Where do we go from here?
Late last year, the IAB put forth eight recommendations for both publisher and advertiser to find common ground in measurement of impressions and actual viewability. Although they were heavily publicized and praised, they are worth repeating here in full:
IAB principles for 2015 for the road to viewability:
- All billing should continue to be based on the number of served impressions during a campaign, and these should be separated into two categories: measured and non-measured.
- Given the limitations of current technology, and the publisher-observed variances in measurement of 30–40 percent, it is recommended that in this year of transition, measured impressions be held to a 70 percent viewability threshold.
- If a campaign does not achieve the 70 percent viewability threshold for measured impressions, publishers will make good with additional viewable impressions until the threshold is met. Such a guarantee ensures that all paid measurable ad impressions will be viewable at a threshold that both exceeds the minimum standard and falls within observed variances. To illustrate how the 70 percent threshold will work, assume: a campaign delivers 10 Million served impressions; of those served impressions, 8 Million were measurable; of the measured impressions, 5 Million (62.5 percent) were viewable. In this case, the publisher would need to deliver 600,000 additional viewable impressions to reach the 70 percent threshold and make good. The agency will be billed for 10 Million impressions assuming full make-good.
- All make-goods should be in the form of additional viewable impressions, not cash, and should be delivered in a reasonable time frame. Make-good impressions should be both viewable and generally consistent with inventory that was purchased in the original campaign. Determination of threshold achievement is based on total campaign impressions, not by each line item. In other words, some line items may not achieve threshold, but others can compensate.

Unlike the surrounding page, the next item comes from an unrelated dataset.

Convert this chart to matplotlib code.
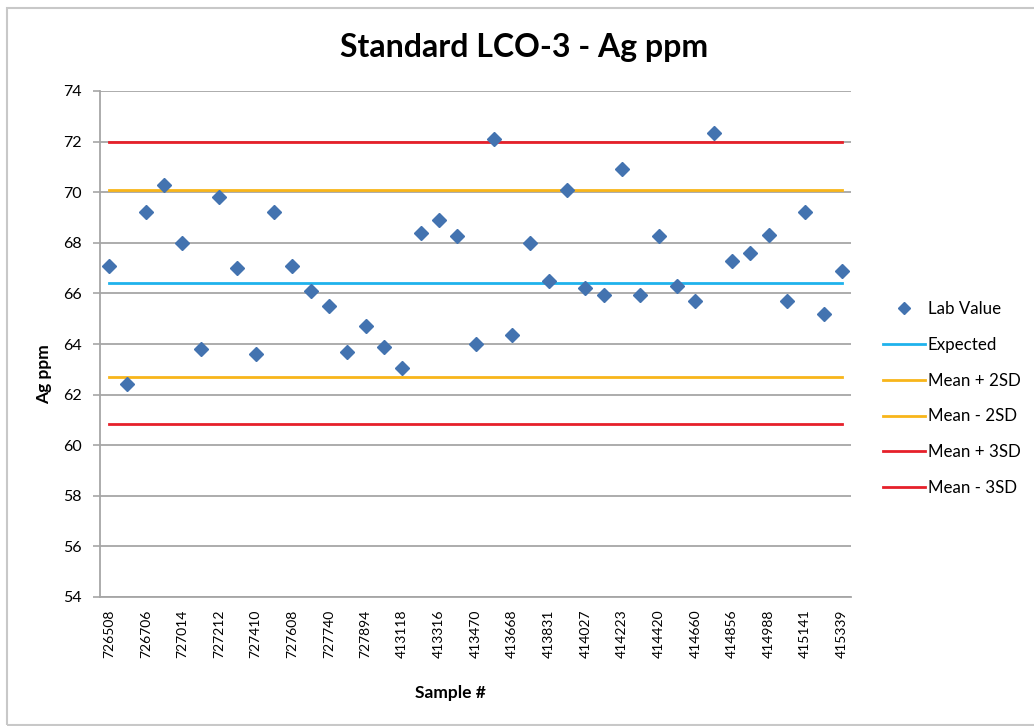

- For large format ads, defined as 242,500 pixels or over, a viewable impression is counted if 30 percent of the pixels of the ad are viewable for a minimum of one continuous second.

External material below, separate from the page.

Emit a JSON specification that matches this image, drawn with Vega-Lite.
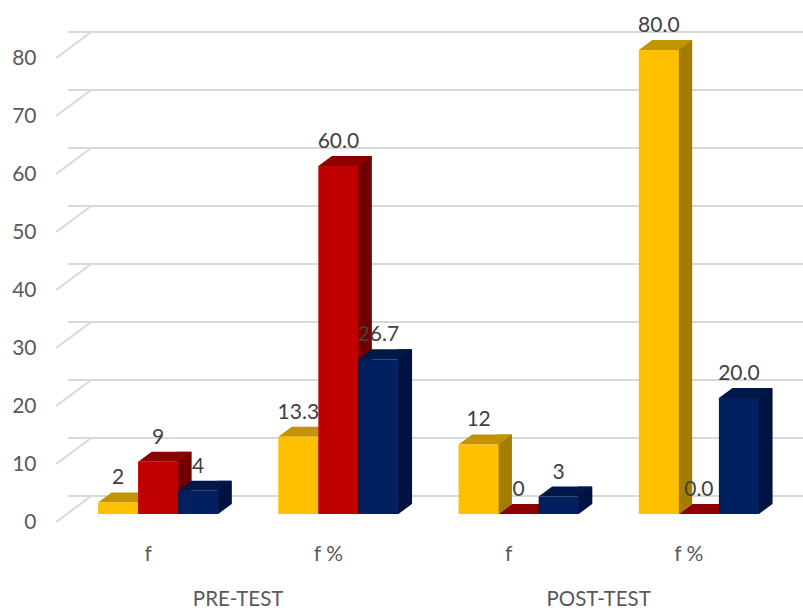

- All transactions between buyers and sellers should use MRC accredited vendors only.
- A buyer and a seller should agree on a single measurement vendor ahead of time. The industry aspires to variances of no more than 10 percent between viewability measures provided by different vendors. All stakeholders must avoid costly, labor-intensive, error-prone manual processes of reconciling different sets of viewability numbers, hence the benefits of agreeing on a single vendor.